You see, writing about the moment lips touch and typing that sacred word ‘kiss’ is scary. You don’t want to undersell or oversell. You want it to satisfy the readers who have been waiting for this moment for 300 pages, you can’t let them down. But you also run the risk of falling into cheesy/gross territory. You don’t want the kiss to seem ‘wet’ or too ‘staring into eyes’. You also don’t want it to be perfunctory. So what I have found, in my personal first kisses and writing first kisses, is that it’s all about the moments before. The way you can feel it coming, what your bodies are doing. That is how you get a first kiss to feel like you’re back in your school bar and the boy of your dreams is leaning down towards you, a slight smile on his face. You know that this is it, this is the moment, and it is everything and more.

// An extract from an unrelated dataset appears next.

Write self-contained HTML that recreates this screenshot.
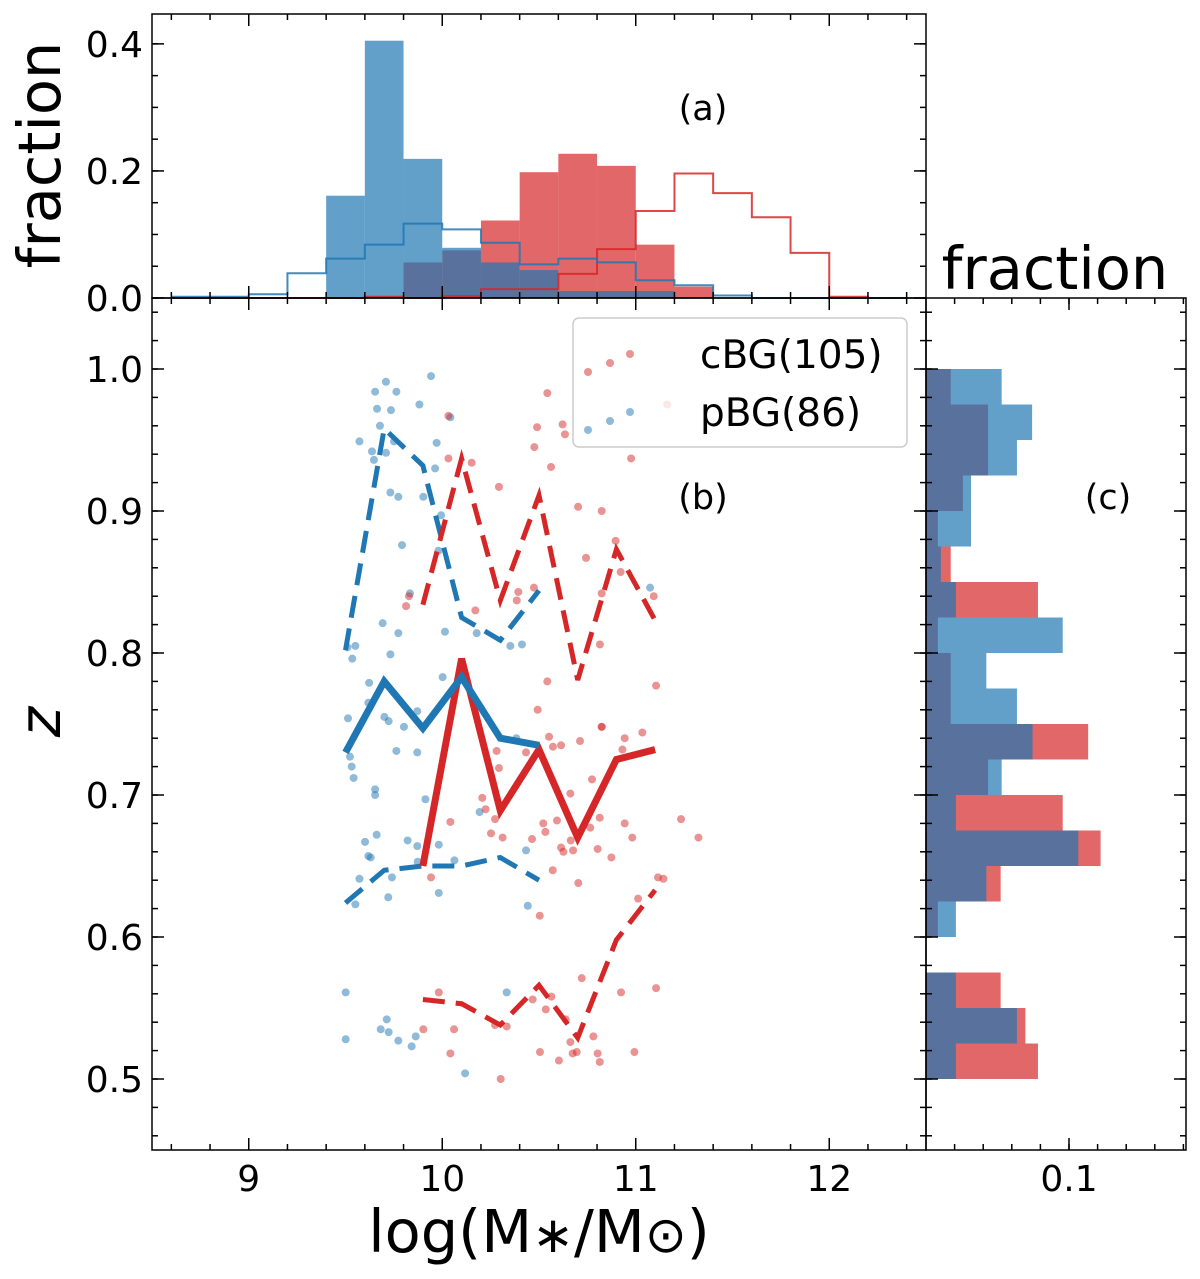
<!DOCTYPE html>
<html><head><meta charset="utf-8"><style>
html,body{margin:0;padding:0;background:#fff;}
svg{display:block;font-family:"DejaVu Sans","Liberation Sans",sans-serif;}
</style></head><body>
<svg id="chart" width="1200" height="1279" viewBox="0 0 1200 1279">
<rect x="0" y="0" width="1200" height="1279" fill="#fff"/>
<g id="gTop"></g>
<g id="gMain"></g>
<g id="gRight"></g>
<g id="gAxes"></g>
<text x="44" y="155" font-size="59" text-anchor="middle" transform="rotate(-90 44 155)" dominant-baseline="middle">fraction</text>
<text x="1055" y="289" font-size="59" text-anchor="middle">fraction</text>
<text x="44" y="722" font-size="58" text-anchor="middle" font-style="italic" transform="rotate(-90 44 722)" dominant-baseline="middle">z</text>
<text x="539" y="1252" font-size="59" text-anchor="middle">log(M<tspan font-size="50">∗</tspan>/M<tspan font-size="50">⊙</tspan>)</text>
<text x="703" y="120" font-size="35" text-anchor="middle">(a)</text>
<text x="703" y="509" font-size="35" text-anchor="middle">(b)</text>
<text x="1108" y="509" font-size="35" text-anchor="middle">(c)</text>
<g id="gLegend"></g>
</svg>
<script>
// ---- data ----
const massBinEdgeStart = 8.6;
const massBinWidth = 0.2;
const cbgMassFilled = [0,0,0,0,0,0.002,0.056,0.075,0.122,0.198,0.227,0.208,0.084,0.018,0,0,0,0,0];
const pbgMassFilled = [0,0,0,0,0.161,0.405,0.219,0.079,0.056,0.044,0.011,0.011,0.011,0,0,0,0,0,0];
const cbgMassStep = [0,0,0,0,0,0.002,0,0.003,0.014,0.014,0.038,0.077,0.137,0.196,0.165,0.127,0.071,0.002,0];
const pbgMassStep = [0.002,0.002,0.006,0.039,0.062,0.084,0.117,0.108,0.087,0.053,0.062,0.056,0.028,0.020,0.004,0,0,0,0];
const zBinStart = 0.5;
const zBinWidth = 0.025;
// bins from 0.500 upwards
const cbgZFrac = [0.0783,0.0695,0.0522,0,0.0083,0.0522,0.1221,0.0956,0.0434,0.1134,0.0173,0.0173,0.0083,0.0783,0.0173,0.0083,0.0258,0.0434,0.0434,0.0173];
const pbgZFrac = [0.0209,0.0636,0.0209,0,0.0209,0.0422,0.1065,0.0209,0.0529,0.0745,0.0636,0.0422,0.0956,0.0209,0.0104,0.0315,0.0315,0.0636,0.0742,0.0529];
const lineMass = [9.5,9.7,9.9,10.1,10.3,10.5];
const pbgMedian = [0.730,0.780,0.747,0.783,0.740,0.735];
const pbgUpper = [0.802,0.958,0.932,0.825,0.809,0.844];
const pbgLower = [0.624,0.647,0.650,0.650,0.656,0.640];
const cbgLineMass = [9.9,10.1,10.3,10.5,10.7,10.9,11.1];
const cbgMedian = [0.650,0.796,0.689,0.732,0.670,0.725,0.732];
const cbgUpper = [0.834,0.937,0.837,0.911,0.781,0.873,0.823];
const cbgLower = [0.556,0.553,0.538,0.566,0.529,0.598,0.633];
const pbgPoints = [[9.709,0.991],[9.653,0.984],[9.763,0.984],[9.942,0.995],[9.882,0.975],[9.663,0.972],[9.735,0.971],[10.042,0.966],[9.678,0.960],[9.572,0.949],[9.637,0.942],[9.709,0.941],[9.647,0.936],[9.751,0.949],[9.971,0.948],[9.963,0.930],[9.732,0.913],[9.773,0.910],[9.902,0.910],[9.994,0.897],[9.792,0.876],[9.980,0.872],[9.833,0.842],[9.692,0.821],[9.773,0.814],[10.014,0.815],[10.178,0.814],[9.510,0.804],[9.551,0.805],[9.535,0.796],[9.732,0.799],[10.352,0.805],[10.412,0.806],[11.074,0.846],[10.002,0.783],[9.622,0.779],[9.618,0.765],[9.701,0.755],[9.723,0.752],[9.871,0.759],[9.513,0.754],[9.523,0.727],[9.532,0.720],[9.542,0.712],[9.653,0.704],[9.653,0.700],[9.763,0.731],[9.871,0.730],[9.802,0.748],[9.913,0.697],[10.193,0.688],[9.661,0.672],[9.601,0.667],[9.618,0.657],[9.630,0.656],[9.821,0.668],[9.871,0.664],[9.982,0.665],[10.063,0.654],[9.873,0.653],[9.572,0.641],[9.740,0.642],[9.721,0.628],[9.551,0.623],[9.982,0.631],[10.442,0.622],[10.433,0.661],[9.501,0.561],[9.501,0.528],[9.713,0.542],[9.682,0.535],[9.723,0.533],[9.773,0.527],[9.842,0.523],[9.863,0.530],[10.118,0.504],[10.333,0.561],[10.383,0.740]];
const cbgPoints = [[10.543,0.983],[10.032,0.967],[10.490,0.959],[10.622,0.961],[10.634,0.954],[10.476,0.945],[10.032,0.937],[10.152,0.934],[10.562,0.931],[10.293,0.917],[10.702,0.903],[10.824,0.900],[10.976,0.937],[10.896,0.879],[10.743,0.867],[10.922,0.857],[10.824,0.842],[11.093,0.840],[10.474,0.846],[10.393,0.843],[10.385,0.837],[10.171,0.830],[9.828,0.840],[9.813,0.833],[10.815,0.806],[10.543,0.780],[11.105,0.777],[10.493,0.760],[10.824,0.748],[10.824,0.748],[10.552,0.741],[10.943,0.740],[11.034,0.744],[10.712,0.738],[10.572,0.734],[10.614,0.735],[10.931,0.732],[10.281,0.731],[10.433,0.730],[10.293,0.719],[10.774,0.711],[10.662,0.701],[10.207,0.698],[10.224,0.690],[10.273,0.683],[10.042,0.681],[10.252,0.673],[10.312,0.670],[10.522,0.680],[10.593,0.682],[10.533,0.674],[10.464,0.669],[10.664,0.668],[10.614,0.663],[10.626,0.660],[10.676,0.661],[10.803,0.662],[10.765,0.677],[10.814,0.684],[10.943,0.680],[10.982,0.670],[10.874,0.656],[11.234,0.683],[11.324,0.670],[10.571,0.647],[10.703,0.638],[9.942,0.642],[10.504,0.615],[11.012,0.627],[11.115,0.642],[11.143,0.641],[10.721,0.571],[10.924,0.561],[11.105,0.564],[9.982,0.561],[10.467,0.556],[10.564,0.558],[10.535,0.549],[10.638,0.542],[9.902,0.535],[10.061,0.535],[10.333,0.537],[10.273,0.538],[10.042,0.518],[10.505,0.519],[10.662,0.526],[10.781,0.530],[10.674,0.518],[10.695,0.519],[10.803,0.518],[10.814,0.512],[10.993,0.519],[10.603,0.513],[10.302,0.500],[11.162,0.975]];
const massTicks = [9,10,11,12];
const zTicks = [0.5,0.6,0.7,0.8,0.9,1.0];
const topFracTicks = [0.0,0.2,0.4];
const rightFracTicks = [0.1];

// ---- layout ----
const L=152,R=926,TT=14,MT=298,MB=1150,RR=1186;
const NS='http://www.w3.org/2000/svg';
const xM = m => L + (m-8.5)/(12.5-8.5)*(R-L);
const yZ = z => MT + (1.05-z)/(1.05-0.45)*(MB-MT);
const yF = f => MT - f/0.447*(MT-TT);
const xF = f => R + f/0.1*(1069-R);
const RED='#d62728', BLUE='#1f77b4';
function el(tag, attrs, parent){const e=document.createElementNS(NS,tag);for(const k in attrs)e.setAttribute(k,attrs[k]);parent.appendChild(e);return e;}
const gTop=document.getElementById('gTop'),gMain=document.getElementById('gMain'),gRight=document.getElementById('gRight'),gAxes=document.getElementById('gAxes'),gLeg=document.getElementById('gLegend');

[[cbgMassFilled,RED,'cbg'],[pbgMassFilled,BLUE,'pbg']].forEach(([arr,c,n])=>{
  arr.forEach((v,i)=>{ if(v<=0) return;
    const x0=xM(massBinEdgeStart+i*massBinWidth), x1=xM(massBinEdgeStart+(i+1)*massBinWidth);
    const r=el('rect',{x:x0,y:yF(v),width:x1-x0,height:MT-yF(v),fill:c,'fill-opacity':0.7},gTop);
    
    
  });
});
[[cbgMassStep,RED,'cbg'],[pbgMassStep,BLUE,'pbg']].forEach(([arr,c,n])=>{
  let d='';
  arr.forEach((v,i)=>{const x0=xM(massBinEdgeStart+i*massBinWidth),x1=xM(massBinEdgeStart+(i+1)*massBinWidth);
    d+=(i===0?'M':'L')+x0+','+yF(v)+'L'+x1+','+yF(v);});
  const p=el('path',{d:d,fill:'none',stroke:c,'stroke-width':2,'stroke-opacity':0.85},gTop);
  
  
});
[[cbgZFrac,RED,'cbg'],[pbgZFrac,BLUE,'pbg']].forEach(([arr,c,n])=>{
  arr.forEach((v,i)=>{ if(v<=0) return;
    const y0=yZ(zBinStart+(i+1)*zBinWidth), y1=yZ(zBinStart+i*zBinWidth);
    const r=el('rect',{x:R,y:y0,width:xF(v)-R,height:y1-y0,fill:c,'fill-opacity':0.7},gRight);
    
    
  });
});
[[pbgPoints,BLUE,'pbg'],[cbgPoints,RED,'cbg']].forEach(([pts,c,n])=>{
  pts.forEach(p=>{
    const ci=el('circle',{cx:xM(p[0]),cy:yZ(p[1]),r:4,fill:c,'fill-opacity':0.5},gMain);
    
    
  });
});
function line(xs,ys,c,w,dash,name){
  const d=xs.map((x,i)=>(i?'L':'M')+xM(x)+','+yZ(ys[i])).join('');
  const a={d:d,fill:'none',stroke:c,'stroke-width':w,'stroke-linejoin':'miter'};
  if(dash)a['stroke-dasharray']=dash;
  const p=el('path',a,gMain);
  
  
}
line(lineMass,pbgUpper,BLUE,5,'22,11','pbg-upper-line');
line(lineMass,pbgLower,BLUE,5,'22,11','pbg-lower-line');
line(cbgLineMass,cbgUpper,RED,5,'22,11','cbg-upper-line');
line(cbgLineMass,cbgLower,RED,5,'22,11','cbg-lower-line');
line(cbgLineMass,cbgMedian,RED,7,null,'cbg-median-line');
line(lineMass,pbgMedian,BLUE,7,null,'pbg-median-line');

const lb=el('rect',{x:573,y:318,width:334,height:129,rx:6,fill:'#fff','fill-opacity':0.8,stroke:'#ccc','stroke-width':1.5},gLeg);


[[RED,'cBG(105)',368,'legend-entry-cbg'],[BLUE,'pBG(86)',426,'legend-entry-pbg']].forEach(([c,t,y,n])=>{
  [[588,4],[610,-5],[630,-14]].forEach(([x,dy])=>{
    const ci=el('circle',{cx:x,cy:y+dy,r:4,fill:c,'fill-opacity':0.5},gLeg);
    
    
  });
  const tx=el('text',{x:700,y:y,'font-size':39},gLeg);tx.textContent=t;
  
  
});

[[L,TT,R-L,MT-TT],[L,MT,R-L,MB-MT],[R,MT,RR-R,MB-MT]].forEach(b=>{
  const r=el('rect',{x:b[0],y:b[1],width:b[2],height:b[3],fill:'none',stroke:'#000','stroke-width':1.5},gAxes);
  
  
});
function tk(x1,y1,x2,y2){el('line',{x1,y1,x2,y2,stroke:'#000','stroke-width':1.5},gAxes);}
for(let k=0;k<=19;k++){const m=8.6+k*0.2;const x=xM(m);
  tk(x,TT,x,TT+6);tk(x,MT,x,MT-6);tk(x,MT,x,MT+6);tk(x,MB,x,MB-6);}
massTicks.forEach(m=>{const x=xM(m);tk(x,TT,x,TT+12);tk(x,MT,x,MT-12);tk(x,MT,x,MT+12);tk(x,MB,x,MB-12);
  const t=el('text',{x:x,y:MB+41,'font-size':36,'text-anchor':'middle'},gAxes);t.textContent=String(m);
  
  });
for(let k=0;k<=8;k++){const y=yF(k*0.05);tk(L,y,L+6,y);tk(R,y,R-6,y);}
topFracTicks.forEach(f=>{const y=yF(f);tk(L,y,L+12,y);tk(R,y,R-12,y);
  const t=el('text',{x:L-9,y:y+13,'font-size':36,'text-anchor':'end'},gAxes);t.textContent=f.toFixed(1);
  
  });
for(let k=0;k<=30;k++){const z=0.46+k*0.02;if(z>1.05)break;const y=yZ(z);
  tk(L,y,L+6,y);tk(R,y,R-6,y);tk(R,y,R+6,y);tk(RR,y,RR-6,y);}
zTicks.forEach(z=>{const y=yZ(z);tk(L,y,L+12,y);tk(R,y,R-12,y);tk(R,y,R+12,y);tk(RR,y,RR-12,y);
  const t=el('text',{x:L-9,y:y+13,'font-size':36,'text-anchor':'end'},gAxes);t.textContent=z.toFixed(1);
  
  });
for(let k=1;k<=9;k++){const x=xF(k*0.02);if(x>RR)break;tk(x,MT,x,MT+6);tk(x,MB,x,MB-6);}
rightFracTicks.forEach(f=>{const x=xF(f);tk(x,MT,x,MT+12);tk(x,MB,x,MB-12);
  const t=el('text',{x:x,y:MB+41,'font-size':36,'text-anchor':'middle'},gAxes);t.textContent=f.toFixed(1);
  
  });
</script>
</body></html>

You may be wondering what happened between us. Well, we had a very on and off relationship. Excitingly tempestuous, dramatic relationships were LYFE to me back then. I could not get enough, even though my heart was repeatedly broken and I ended up seeing someone else whilst still pining for Roger Herman. It wasn’t to be. He apologised at our reunion, and I apologised for the dramz, and we both just shrugged and said “we were 17” and carried on with our lives.
And don’t despair, I continued on my dramatic romantic journey with fervour until I calmed down considerably almost 7 years ago, when I met my partner.

Now for book news, I’ve started a new one! Hurray! I cannot tell you how good it feels to be writing again. It’s a YA, hence me thinking about first kisses, and it’s a retelling. I’m not ready to say what it’s a retelling of yet, but when it feels like a book, and I’ve figured out a title, I might just reveal all.